There will be less and less food to go around. Fewer clothes and material goods of every kind. We’ll all be increasingly crowded. Less important as individuals. Average life spans will decrease. Every kind of crime and every form of insanity will increase. There will be more government by decree, by default, by coup d’etat … and less by democratic action. Terrorist activities will become far more desperate, far more violent, much wider spread, much more random, and increasingly directed against totally innocent bystanders.
It’s only a matter of time until we have genuine worldwide famines and pestilence … both by accident and as the result of calculated political action. Both runaway “peaceful” nuclear devices and intentionally detonated atomic weapons will kill millions of people and contaminate hundreds of thousands of square miles.
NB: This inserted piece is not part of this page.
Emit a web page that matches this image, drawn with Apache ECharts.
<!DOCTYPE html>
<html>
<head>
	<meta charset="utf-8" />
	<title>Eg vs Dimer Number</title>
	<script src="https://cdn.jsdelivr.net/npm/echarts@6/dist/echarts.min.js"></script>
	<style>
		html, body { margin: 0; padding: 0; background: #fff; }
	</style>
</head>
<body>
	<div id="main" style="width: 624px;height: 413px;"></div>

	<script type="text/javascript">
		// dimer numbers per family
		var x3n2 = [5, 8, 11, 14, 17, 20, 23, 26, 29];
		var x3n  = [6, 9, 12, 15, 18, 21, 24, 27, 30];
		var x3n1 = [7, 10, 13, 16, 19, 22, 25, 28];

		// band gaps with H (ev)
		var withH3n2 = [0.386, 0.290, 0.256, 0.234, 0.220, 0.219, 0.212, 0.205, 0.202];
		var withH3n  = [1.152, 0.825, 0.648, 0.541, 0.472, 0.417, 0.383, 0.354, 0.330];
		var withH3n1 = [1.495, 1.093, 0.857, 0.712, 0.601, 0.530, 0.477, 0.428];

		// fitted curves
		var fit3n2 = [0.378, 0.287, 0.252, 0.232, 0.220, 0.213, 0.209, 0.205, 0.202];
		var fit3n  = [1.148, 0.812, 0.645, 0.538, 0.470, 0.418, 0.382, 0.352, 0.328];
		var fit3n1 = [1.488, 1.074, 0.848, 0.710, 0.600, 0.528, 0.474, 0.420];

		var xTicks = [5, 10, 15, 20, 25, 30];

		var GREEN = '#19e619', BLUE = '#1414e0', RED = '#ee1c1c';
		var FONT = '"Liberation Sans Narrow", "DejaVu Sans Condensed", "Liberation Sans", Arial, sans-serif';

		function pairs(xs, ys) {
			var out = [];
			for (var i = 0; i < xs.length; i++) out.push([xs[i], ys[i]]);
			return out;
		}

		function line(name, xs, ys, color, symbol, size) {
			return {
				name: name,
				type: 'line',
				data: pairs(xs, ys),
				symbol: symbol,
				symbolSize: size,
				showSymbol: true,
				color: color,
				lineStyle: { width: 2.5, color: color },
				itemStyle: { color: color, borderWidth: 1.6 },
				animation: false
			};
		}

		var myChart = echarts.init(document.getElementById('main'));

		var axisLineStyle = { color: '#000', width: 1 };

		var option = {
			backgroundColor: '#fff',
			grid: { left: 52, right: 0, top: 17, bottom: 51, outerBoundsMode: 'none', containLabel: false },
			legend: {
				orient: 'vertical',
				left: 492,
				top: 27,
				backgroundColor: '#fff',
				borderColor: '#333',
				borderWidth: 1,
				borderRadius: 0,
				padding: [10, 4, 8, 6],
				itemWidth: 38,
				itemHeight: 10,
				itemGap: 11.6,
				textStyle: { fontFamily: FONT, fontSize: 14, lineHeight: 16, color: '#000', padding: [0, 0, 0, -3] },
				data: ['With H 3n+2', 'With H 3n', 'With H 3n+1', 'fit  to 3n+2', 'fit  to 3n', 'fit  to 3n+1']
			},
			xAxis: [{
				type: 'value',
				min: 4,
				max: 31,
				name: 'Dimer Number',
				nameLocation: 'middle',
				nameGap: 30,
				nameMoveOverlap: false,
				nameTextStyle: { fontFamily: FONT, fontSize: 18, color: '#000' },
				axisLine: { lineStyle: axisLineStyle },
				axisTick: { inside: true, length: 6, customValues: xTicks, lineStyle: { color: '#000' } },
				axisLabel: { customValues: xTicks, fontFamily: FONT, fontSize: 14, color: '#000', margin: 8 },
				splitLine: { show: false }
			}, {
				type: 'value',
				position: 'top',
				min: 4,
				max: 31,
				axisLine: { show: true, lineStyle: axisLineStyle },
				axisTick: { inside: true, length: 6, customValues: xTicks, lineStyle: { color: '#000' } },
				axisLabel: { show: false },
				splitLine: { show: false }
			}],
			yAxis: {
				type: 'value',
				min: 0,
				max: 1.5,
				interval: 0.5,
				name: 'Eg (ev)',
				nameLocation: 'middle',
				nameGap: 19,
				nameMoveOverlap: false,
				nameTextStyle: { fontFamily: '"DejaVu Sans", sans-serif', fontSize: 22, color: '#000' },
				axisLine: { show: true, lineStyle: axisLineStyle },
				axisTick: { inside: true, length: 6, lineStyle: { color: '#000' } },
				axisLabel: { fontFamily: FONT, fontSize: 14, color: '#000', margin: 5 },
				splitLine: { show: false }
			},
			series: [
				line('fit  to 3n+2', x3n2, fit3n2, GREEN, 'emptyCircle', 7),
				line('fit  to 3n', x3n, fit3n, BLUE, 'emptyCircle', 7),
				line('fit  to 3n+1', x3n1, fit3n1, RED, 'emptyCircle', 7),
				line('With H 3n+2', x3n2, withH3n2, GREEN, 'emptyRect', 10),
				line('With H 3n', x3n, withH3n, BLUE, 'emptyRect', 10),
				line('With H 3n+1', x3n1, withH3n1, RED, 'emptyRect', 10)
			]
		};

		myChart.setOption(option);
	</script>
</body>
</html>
Interestingly enough–perhaps by coincidence, perhaps because of larger reasons we don’t fully comprehend–the incidence of “natural” disasters such as tornadoes, hurricanes, earthquakes, and hordes of insect pests will probably increase right along with the increase in man-originated catastrophes.
Economically, there will be more–and more violent–swings in the price of commodities. The stock markets of the world will increasingly be run up and down by rumors, privileged information, and pure caprice. Inflation of every possible intensity will sweep the world, as will large and small recessions and depressions … and purely chance mixtures and combinations of simultaneous inflation and depression.
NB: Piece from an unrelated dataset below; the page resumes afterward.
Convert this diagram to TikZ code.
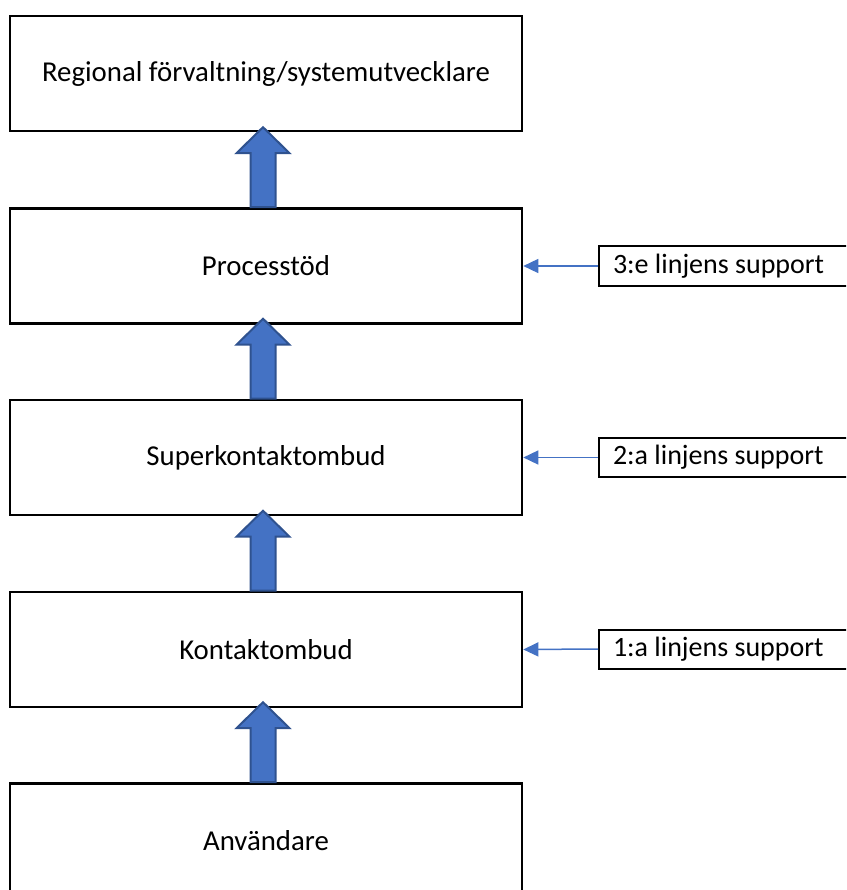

Expect more wars, both great and small. More nationalist movements. More attempts to secede from old political and geographical organizations. More demands for “action.” More protests. More neighborhood squabbles. More Saturday night knifings. More child abuse.
Nothing will run as well as it “used to.” There will be more power brownouts and blackouts. Telephone service will deteriorate. Roads fall apart. Institutions crumble and lose meaning. Many of the physical, social, and economic interconnections that hold industrial society together will be severed. Lawlessness will prevail and some people will “fight back” by joining gangs that use any means necessary to guarantee their members a little security and the necessities of life. Others will try to exist on what’s left over. Still others will simply give up and withdraw into catatonic stupors.
That, of course, is just the general trend: a long, slow, downhill slide. The good news is that there will be a few temporary “reprieves” and momentary “gains” along the way. The bad news is that at any given time there will always exist an increasingly great chance for an unexpected savage catastrophe of truly terrifying size, shape, and hue.
Yes, as Lewis Mumford stated in the summer of 1974, “The new Dark Age is already here. We just don’t know it.” Conditions really are that bad … and–from muggings in school hallways to corruption in high places to nations snarling over dwindling world resources–getting worse on a daily basis.
But be of good cheer. Unlike our “leaders”, you–as a reader of this magazine–at least have a broad view of what is going on. And remember: Western society has already successfully survived another great Dark Age. How? By amassing its useful arts and crafts and skills and books and knowledge in small, decentralized, self-contained, defendable, agrarian communities (they were called “monasteries” and “walled cities,” as you’ll recall).
Perhaps we’ll all be forced to take such drastic steps again. Perhaps not. Whether we do or not, however, it’s a safe bet that you and your family can face the trials ahead much more comfortably if you start–right now!–stocking up on real wealth: A little piece of land on which you can grow your food, a passively solar-heated earth-sheltered home, how-to books and do-it-yourself skills, barterable goods, and all the other things that this column regularly recommends. It’s always better to be ten years too early in a case like this … than one day too late.